10 To re-elect Adrian Hennah as a Director.
11 To re-elect Tanuj Kapilashrami as a Director.
12 To re-elect Simon Roberts as a Director.
Resolutions For Against Withheld
--- --- --- ---
13 To re-elect Martin Scicluna as a Director.
14 To re-elect Keith Weed as a Director.
15 To re-appoint PricewaterhouseCoopers LLP as auditor.
16 To authorise the Audit Committee to determine the auditor's remuneration.
17 To authorise the Company to make 'political donations' and incur 'political expenditure'.
18 To authorise the Directors to allot shares.
19 To authorise the Directors to disapply pre-emption rights without restriction as to use*.
20 To authorise the Directors to disapply pre-emption rights for acquisitions or specified capital investments*.
21 To authorise the Company to purchase its own shares*.
22 To authorise the Company to call a general meeting on not less than 14 clear days' notice*.
  • Special Resolution

DD MM YY S283A88144

Signature

Dated


Notes

a. This Proxy Form must be received by the Registrar at MUFG Corporate Markets, PXS 1, Central Square, 29 Wellington Street, Leeds LS1 4DL, no later than 11.00am on Tuesday, 30 June 2026. A prepaid envelope is enclosed for the return of your completed proxy form.

b. This is not a summary of the matters covered in the Notice of Annual General Meeting 2026 (Notice) and should not be regarded as a substitute for reading the Notice. The full text of each resolution is set out in the Notice. You should read the Notice in conjunction with this Proxy Form before taking any decisions in relation to the business to be considered at the AGM.

c. You can register your proxy appointment and voting instructions via the Investor Centre app or by going to https://uk.investorcentre.mpms.mufg.com/. If you have not previously registered to use the Investor Centre, you will require your Investor Code (IVC) which can be found above or on your dividend notification or by contacting the Company's Registrar, MUFG Corporate Markets, on [email protected] or 0371 664 0555. For details on appointing a proxy using the CREST voting facility by CREST participants, please see the notes to the Notice.

d. If you are an institutional investor, you may be able to appoint a proxy electronically via the Proxymity platform. For further information regarding Proxymity, please go to www.proxymity.io. For details on appointing a proxy using Proxymity, please see the notes to the Notice.

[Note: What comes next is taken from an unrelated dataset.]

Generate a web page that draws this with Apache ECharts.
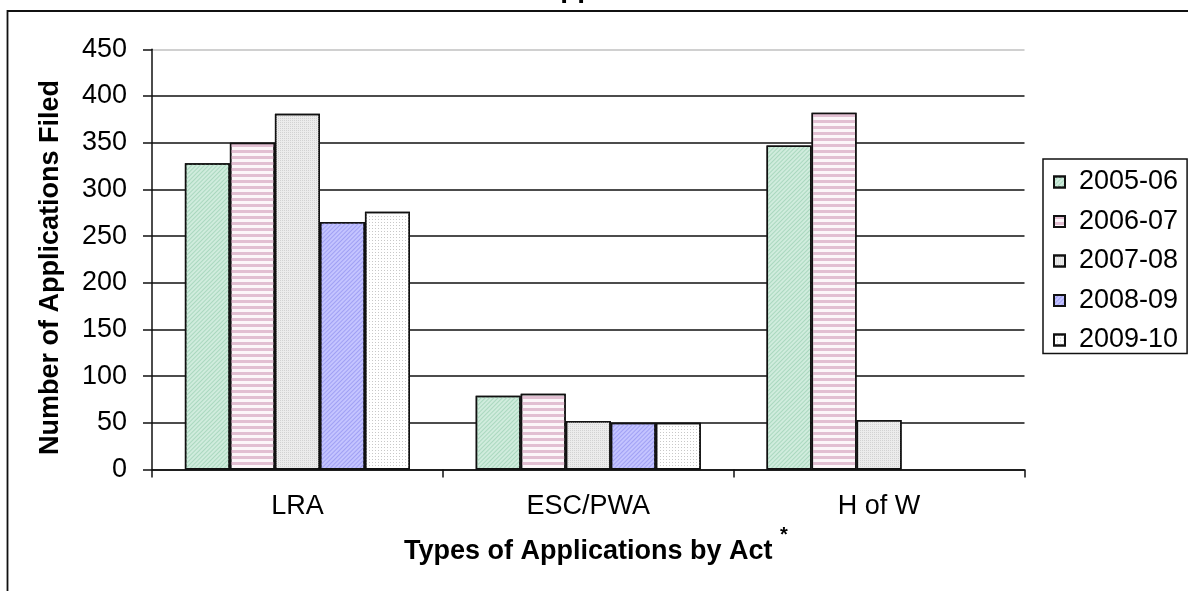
<!DOCTYPE html>
<html>
<head>
<meta charset="utf-8">
<script src="https://cdn.jsdelivr.net/npm/echarts@6/dist/echarts.min.js"></script>
<style>
html,body{margin:0;padding:0;background:#fff;}
#c{width:1188px;height:591px;}
</style>
</head>
<body>
<div id="c"></div>
<script>
var categories = ['LRA', 'ESC/PWA', 'H of W'];
var seriesNames = ['2005-06', '2006-07', '2007-08', '2008-09', '2009-10'];
var v2005 = [328, 79, 347];
var v2006 = [350, 81, 382];
var v2007 = [381, 52, 53];
var v2008 = [265, 50, null];
var v2009 = [276, 50, null];
var yTicks = [0, 50, 100, 150, 200, 250, 300, 350, 400, 450];

var FONT = '"Liberation Sans", Arial, sans-serif';
var values = [v2005, v2006, v2007, v2008, v2009];
var fills = [
  {color: '#d0ecdd', decal: {symbol: 'rect', symbolSize: 1, color: '#aad8bf', dashArrayX: [1, 0], dashArrayY: [1, 2], rotation: -Math.PI / 4}},
  {color: '#fcf6f9', decal: {symbol: 'rect', symbolSize: 1, color: '#e2bfd2', dashArrayX: [1, 0], dashArrayY: [3, 3], rotation: 0}},
  {color: '#ececec', decal: {symbol: 'rect', symbolSize: 1, color: '#d2d2d2', dashArrayX: [1, 1], dashArrayY: [1, 1], rotation: 0}},
  {color: '#c4c4ff', decal: {symbol: 'rect', symbolSize: 1, color: '#a0a0f4', dashArrayX: [1, 0], dashArrayY: [1, 2], rotation: -Math.PI / 4}},
  {color: '#ffffff', decal: {symbol: 'rect', symbolSize: 1, color: '#c8c8c8', dashArrayX: [1, 2], dashArrayY: [1, 2], rotation: 0}}
];

var series = seriesNames.map(function (n, i) {
  return {
    name: n,
    type: 'bar',
    data: values[i],
    barGap: '0%',
    barCategoryGap: '22.6%',
    itemStyle: {color: fills[i].color, decal: fills[i].decal, borderColor: '#111', borderWidth: 1.5},
    emphasis: {disabled: true},
    z: 3
  };
});

var gridColors = yTicks.map(function (t, i) { return i === yTicks.length - 1 ? '#c0c0c0' : '#111'; });

var chart = echarts.init(document.getElementById('c'), null, {renderer: 'canvas'});
chart.setOption({
  animation: false,
  backgroundColor: '#fff',
  textStyle: {fontFamily: FONT},
  grid: {left: 152, right: 163.5, top: 49.3, bottom: 121.5, containLabel: false},
  xAxis: {
    type: 'category',
    data: categories,
    name: 'Types of Applications by Act',
    nameLocation: 'middle',
    nameGap: 69,
    nameTextStyle: {fontSize: 27, fontWeight: 'bold', color: '#000', fontFamily: FONT},
    axisLine: {lineStyle: {color: '#111', width: 1.5}},
    axisTick: {show: true, length: 8, lineStyle: {color: '#111', width: 1.5}},
    axisLabel: {fontSize: 27, color: '#000', margin: 24, fontFamily: FONT},
    splitLine: {show: false}
  },
  yAxis: {
    type: 'value',
    min: 0,
    max: 450,
    interval: 50,
    name: 'Number of Applications Filed',
    nameLocation: 'middle',
    nameGap: 88,
    nameRotate: 90,
    nameTextStyle: {fontSize: 27, fontWeight: 'bold', color: '#000', fontFamily: FONT, padding: [0, 16, 0, 0]},
    axisLine: {show: true, lineStyle: {color: '#111', width: 1.5}},
    axisTick: {show: true, length: 9, lineStyle: {color: '#111', width: 1.5}},
    axisLabel: {fontSize: 27, color: '#000', margin: 25, fontFamily: FONT},
    splitLine: {show: true, lineStyle: {color: gridColors, width: 1.5}}
  },
  legend: {
    orient: 'vertical',
    left: 1043,
    top: 159,
    data: seriesNames,
    icon: 'rect',
    itemWidth: 11,
    itemHeight: 11,
    itemGap: 12.5,
    padding: [9.5, 9, 0, 10],
    borderColor: '#111',
    borderWidth: 1.5,
    textStyle: {fontSize: 27, color: '#000', padding: [0, 0, 0, 9], fontFamily: FONT},
    selectedMode: false
  },
  graphic: [
    {type: 'rect', z: -1, silent: true, shape: {x: 7.5, y: 11, width: 1300, height: 700}, style: {fill: 'none', stroke: '#111', lineWidth: 1.8}},
    {type: 'text', silent: true, style: {text: 'Applications', x: 540, y: 3, textAlign: 'left', textVerticalAlign: 'bottom', font: 'bold 28px ' + FONT, fill: '#000'}},
    {type: 'text', silent: true, style: {text: '*', x: 784, y: 535, textAlign: 'center', textVerticalAlign: 'middle', font: 'bold 20px ' + FONT, fill: '#000'}}
  ],
  series: series
});
</script>
</body>
</html>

e. In the case of joint holders, the signature of any one holder will suffice. If multiple instructions are received, the vote of the senior holder who tenders a vote will be accepted to the exclusion of the vote of the other joint holders, seniority being determined by the order in which the names stand in the register of members.

f. A corporation should execute this Proxy Form under its common seal or in accordance with section 44 of the Companies Act 2006 or signed on its behalf by a duly authorised officer or attorney.

g. To appoint more than one proxy, you should photocopy this form. Please indicate, next to the proxy holder's name, the number of shares in relation to which the proxy is authorised to act as your proxy. Please also indicate, by ticking the box provided, if the proxy appointment is one of multiple appointments made. All forms should be signed and returned in the same envelope. A proxy need not be a shareholder of the Company.

h. Any alterations to this form should be initialled.

i. Your proxy may vote as they choose on any resolution for which you do not give an instruction and on any amended resolutions or other procedural issues that might arise at the meeting.

j. The vote 'Withheld' option overleaf is provided to enable you to abstain on any particular resolution. However, it should be noted that a vote 'Withheld' is not a vote in law and will not be counted in the calculation of the proportions of votes 'For' and 'Against' a resolution.

k. The appointment of a proxy does not prevent shareholders from attending the meeting in person or electronically and voting. Please refer to the Chair's Letter to Shareholders and the Notice for more information on the AGM arrangements this year.

l. This form is issued only to the addressee(s) and is specific to the class of security and the unique designated account printed hereon. This personalised form is not transferable between different (i) account holders; (ii) classes of security; or (iii) uniquely designated accounts. The issuer and MUFG Corporate Markets accept no liability for any instruction that does not comply with these conditions.

m. This form should not be used for any comments, changes of address or other notifications or enquiries.